SQL is still the most important skill for data  analysis

Data analysts need strong SQL skills. I would also argue that software engineers all benefit from learning SQL because SQL teaches you to think about data in sets, not just individual records.

Testing data pipelines feels like smoke testing software - mostly informal sanity checks for the presence of data and some  accuracy

The author provides a framework for testing data pipelines, but the framework amounts to mostly smoke testing. You’re testing for:

  1. The existence of data
  2. Duplicate rows
  3. Values beyond expected boundaries

I don’t know what a more formal approach would look like, but it seems like data engineering could learn from software engineering’s approach to unit and integration tests.

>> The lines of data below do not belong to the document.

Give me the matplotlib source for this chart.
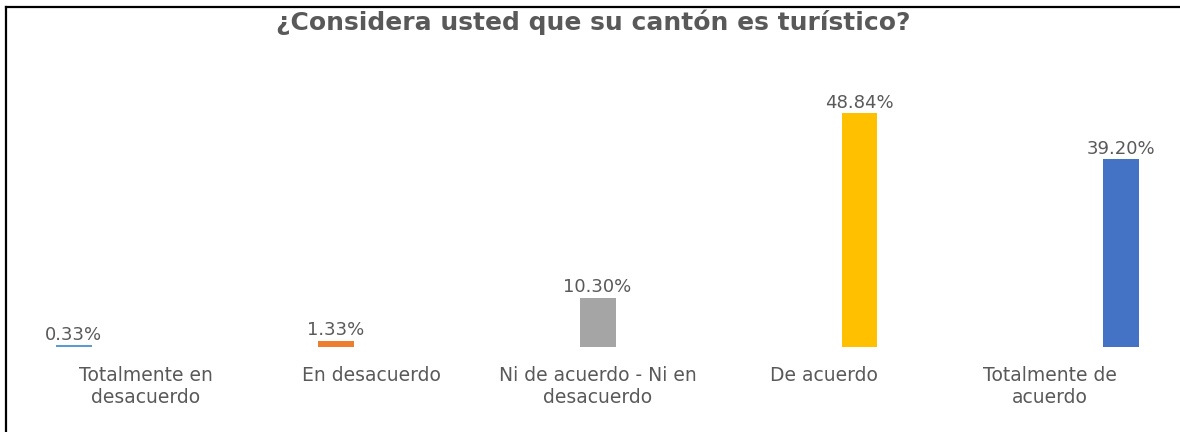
import matplotlib
matplotlib.use("Agg")
import matplotlib.pyplot as plt
from matplotlib.lines import Line2D

# Survey answers and their share of respondents (%)
categories = [
    "Totalmente en\ndesacuerdo",
    "En desacuerdo",
    "Ni de acuerdo - Ni en\ndesacuerdo",
    "De acuerdo",
    "Totalmente de\nacuerdo",
]
percentages = [0.33, 1.33, 10.30, 48.84, 39.20]
bar_colors = ["#5B9BD5", "#ED7D31", "#A5A5A5", "#FFC000", "#4472C4"]

TEXT = "#595959"

fig = plt.figure(figsize=(11.8, 4.32), dpi=100)
ax = fig.add_axes([0.0, 85 / 432, 1.0, 287 / 432])

x = list(range(len(categories)))
bars = ax.bar(x, percentages, width=0.137, color=bar_colors)
ax.bar_label(bars, labels=[f"{v:.2f}%" for v in percentages],
             padding=1, fontsize=13, color=TEXT)

# category labels sit on a slightly narrower spacing than the bars
ax.set_xticks([2 + 0.863 * (i - 2) for i in x])
ax.set_xticklabels(categories, fontsize=13.5, color=TEXT, linespacing=1.2)
ax.tick_params(axis="x", length=0, pad=14)
ax.set_yticks([])
ax.set_xlim(-0.282, 4.224)
ax.set_ylim(0, 60)
for side in ax.spines.values():
    side.set_visible(False)

fig.text(0.503, 1 - 22 / 432, "¿Considera usted que su cantón es turístico?",
         ha="center", va="center", fontsize=18, fontweight="bold", color=TEXT)

# frame lines along the top and left edge
fig.add_artist(Line2D([6 / 1180, 1.0], [1 - 7 / 432, 1 - 7 / 432],
                      color="black", lw=1.6, transform=fig.transFigure))
fig.add_artist(Line2D([6 / 1180, 6 / 1180], [0.0, 1 - 7 / 432],
                      color="black", lw=1.6, transform=fig.transFigure))

fig.savefig("out.png", dpi=100)
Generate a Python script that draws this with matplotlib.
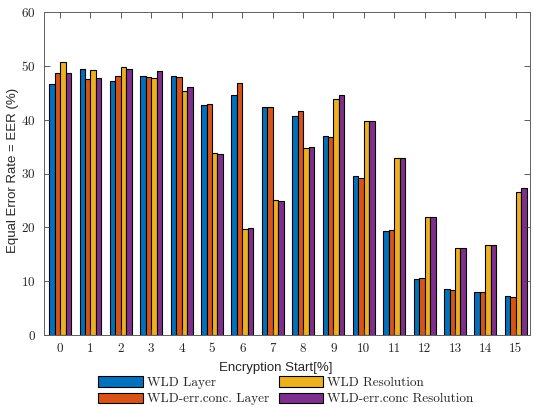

Never assume the data is free of quality issues, even if exactly matching the  source

Applications have bugs and sometimes our source data has errors. So even beyond potential issues with the ELT process, you don’t want to assume that the data in your warehouse is free of quality issues.

Pipelines are directed and acyclic, meaning they have a guaranteed execution path and only flow one  way

Because data pipelines only move one direction, error correction can be tricky and manual. Assuming you even have monitoring and validation steps in place to know when an error occurs.

Address data quality issues as early in the pipeline as  possible

Although the common data ingestion pattern has shifted from ETL to ELT, thereby deferring the Transformation component, if you identify a data quality issue and can address it early that is still the best approach. Don’t burden your analytics people with unnecessary transformations if you can cleanup the data earlier on.

Encountering data quality issues at the end of the pipeline or during the analysis stage is a worst case scenario.

Data engineers should never assume the data is clean and free of quality  issues

Even if data in a warehouse exactly matches the source data, don’t assume that the data is clean. The source data itself may have quality issues as a result of software bugs or data corruption, which then cascade their way into your data warehouse.

Data Pipelines Pocket Reference